SACRAMENTO, Calif. (AP) - Gov. Jerry Brown on Friday signed a bill requiring limousines that operate in California to have emergency exits, but vetoed another bill requiring annual Highway Patrol limo inspections, saying it fails to properly pay for them.
The bills were introduced after two recent limousine fires including one in May that killed five trapped women on a San Francisco Bay Area bridge.
Brown signed SB 109, sponsored by Democratic Sen. Ellen Corbett of San Leandro, requiring limos that carry fewer than 10 passengers to have two push-out windows and two rear doors. Drivers also would need to instruct passengers about the vehicle's safety features at the beginning of a trip, starting in January 2016.
The governor, however, vetoed SB338 from Sen. Jerry Hill, D-San Mateo, requiring the CHP to conduct annual safety inspections for stretch limousines for a fee of $75.
Brown said in a statement that the price was insufficient to cover the CHP's inspection costs, and called for an otherwise-identical bill allowing for better funding.
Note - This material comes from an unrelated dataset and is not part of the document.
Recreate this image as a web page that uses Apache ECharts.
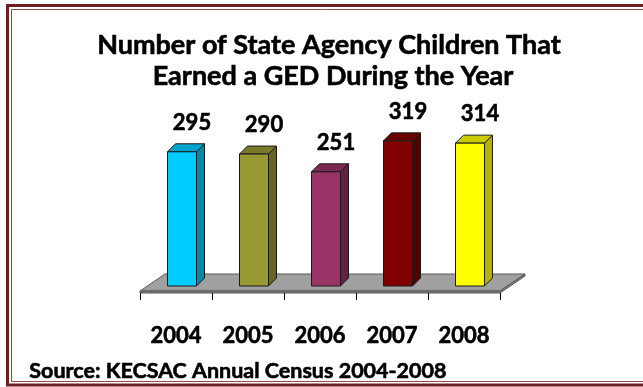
<!DOCTYPE html>
<html>
<head>
<meta charset="utf-8">
<script src="https://cdn.jsdelivr.net/npm/echarts@6/dist/echarts.min.js"></script>
<style>
  html, body { margin: 0; padding: 0; background: #ffffff; }
  #chart { width: 643px; height: 387px; }
</style>
</head>
<body>
<div id="chart"></div>
<script>
// Graduates per year
const years = ['2004', '2005', '2006', '2007', '2008'];
const gedCounts = [295, 290, 251, 319, 314];

// Face colours per bar: front, side, top
const frontColors = ['#00ccff', '#999933', '#993366', '#800000', '#ffff00'];
const sideColors  = ['#0088aa', '#666622', '#622142', '#520000', '#b3b300'];
const topColors   = ['#00a3cc', '#7a7a29', '#7a2952', '#660000', '#cccc00'];

const titleLines = ['Number of State Agency Children That', 'Earned a GED During the Year'];
const sourceNote = 'Source: KECSAC Annual Census 2004-2008';

const FONT = 'Lato, "Open Sans", sans-serif';
const INK = { fill: '#000', stroke: '#000', lineWidth: 0.6 };  // heavier bold text
const DEPTH = 8;       // 3D extrusion of each bar
const BAR_W = 29;      // front face width
const BAR_SHIFT = 6;   // bars sit slightly back on the floor

const chart = echarts.init(document.getElementById('chart'), null, { renderer: 'canvas' });

function renderBar(params, api) {
  const i = api.value(0);
  const v = api.value(1);
  const base = api.coord([i, 0]);
  const top = api.coord([i, v]);
  const cx = base[0] + BAR_SHIFT;
  const xl = cx - BAR_W / 2, xr = cx + BAR_W / 2;
  const yb = base[1], yt = top[1];
  const edge = { stroke: '#1a1a1a', lineWidth: 1, lineJoin: 'round' };
  return {
    type: 'group',
    children: [
      { type: 'polygon', shape: { points: [[xr, yt], [xr + DEPTH, yt - DEPTH], [xr + DEPTH, yb - DEPTH], [xr, yb]] },
        style: Object.assign({ fill: sideColors[i] }, edge) },
      { type: 'polygon', shape: { points: [[xl, yt], [xl + DEPTH, yt - DEPTH], [xr + DEPTH, yt - DEPTH], [xr, yt]] },
        style: Object.assign({ fill: topColors[i] }, edge) },
      { type: 'rect', shape: { x: xl, y: yt, width: BAR_W, height: yb - yt },
        style: Object.assign({ fill: frontColors[i] }, edge) },
      { type: 'text', x: cx + 10, y: yt - DEPTH - 10,
        style: Object.assign({ text: String(v), font: 'bold 22px ' + FONT, align: 'center', verticalAlign: 'bottom' }, INK) }
    ]
  };
}

function renderFloor(params, api) {
  const band = api.size([1, 0])[0];
  const first = api.coord([0, 0]);
  const last = api.coord([years.length - 1, 0]);
  const x0 = first[0] - band / 2, x1 = last[0] + band / 2;
  const yf = first[1] + 5, yk = first[1] - 12, dx = 25;
  const children = [
    { type: 'polygon', shape: { points: [[x0, yf], [x0 + dx, yk], [x1 + dx, yk], [x1, yf]] },
      style: { fill: '#a0a0a0', stroke: '#595959', lineWidth: 1 } },
    { type: 'polygon', shape: { points: [[x0, yf], [x1, yf], [x1 + dx, yk], [x1 + dx, yk + 2], [x1, yf + 2], [x0, yf + 2]] },
      style: { fill: '#7f7f7f', stroke: '#595959', lineWidth: 1 } }
  ];
  // category boundary ticks under the floor edge
  for (let k = 0; k <= years.length; k++) {
    const x = Math.round(x0 + k * band) + 0.5;
    children.push({ type: 'line', shape: { x1: x, y1: yf + 2, x2: x, y2: yf + 9 },
      style: { stroke: '#000', lineWidth: 1 } });
  }
  return { type: 'group', children };
}

chart.setOption({
  backgroundColor: '#ffffff',
  animation: false,
  grid: { left: 140, right: 143, top: 104, bottom: 101 },
  xAxis: {
    type: 'category',
    data: years,
    axisLine: { show: false },
    axisTick: { show: false },
    axisLabel: { margin: 39, color: '#000', fontSize: 22, fontWeight: 'bold', fontFamily: FONT,
                 textBorderColor: '#000', textBorderWidth: 0.6 }
  },
  yAxis: { type: 'value', min: 0, max: 400, show: false, splitLine: { show: false } },
  series: [
    { type: 'custom', renderItem: renderFloor, data: [[0, 0]], z: 1, silent: true },
    { type: 'custom', renderItem: renderBar, data: years.map((y, i) => [i, gedCounts[i]]), z: 2, silent: true }
  ],
  graphic: [
    { type: 'text', x: 329, y: 32, style: Object.assign({ text: titleLines[0], font: 'bold 27px ' + FONT, align: 'center' }, INK) },
    { type: 'text', x: 333, y: 63, style: Object.assign({ text: titleLines[1], font: 'bold 27px ' + FONT, align: 'center' }, INK) },
    { type: 'text', left: 29, top: 360, style: Object.assign({ text: sourceNote, font: 'bold 21.5px ' + FONT }, INK) },
    // double frame
    { type: 'rect', silent: true, shape: { x: 7.5, y: 5.5, width: 700, height: 379.5 },
      style: { fill: 'none', stroke: '#6b1f1f', lineWidth: 3 } },
    { type: 'rect', silent: true, shape: { x: 11.5, y: 9.5, width: 700, height: 372 },
      style: { fill: 'none', stroke: '#8c4a4a', lineWidth: 1 } }
  ]
});
</script>
</body>
</html>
"Riding in a limousine should be free from dangers that can be avoided with an annual safety inspection,'' Brown's statement said. "I call on the legislature to send me urgency legislation next January with the same provisions except authorizing the CHP to charge a fee for the actual cost to perform the inspections.''
Hill said he was disappointed in the veto because he believed after working with the CHP that the fee was a fair price, but said he was confident that adjusted legislation could be put into early next year because the governor "wants the bill and likes the bill.''
The May 4 fire killed five women, including 31-year-old bride Neriza Fojas as they rode to a wedding party across the San Mateo-Hayward Bridge.
A CHP probe found that the fire started when the car's rear suspension failed, allowing the car's steel drive shaft to scrape against the limo's floorboards.
The state also was conducting an audit of the work of the California Public Utilities Commission, which is responsible for regulating and enforcing limousine safety.
On Saturday morning, the family of Ricky Brown, the limo driver at the wheel that tragic night, is calling the bill a victory for everyone.
"Gov. Brown, on something like this, is exactly the way his dad was," said Louis Brown, who is Ricky Brown's father. "Do something about it that needs to be done. We got to protect the people."
Owners of older limos have two and a half years to phase-in the new safety features.
The law will apply to all new limousines starting July 1, 2015. All existing limos have until Jan. 1, 2016, to conform the vehicles to the requirements of the law.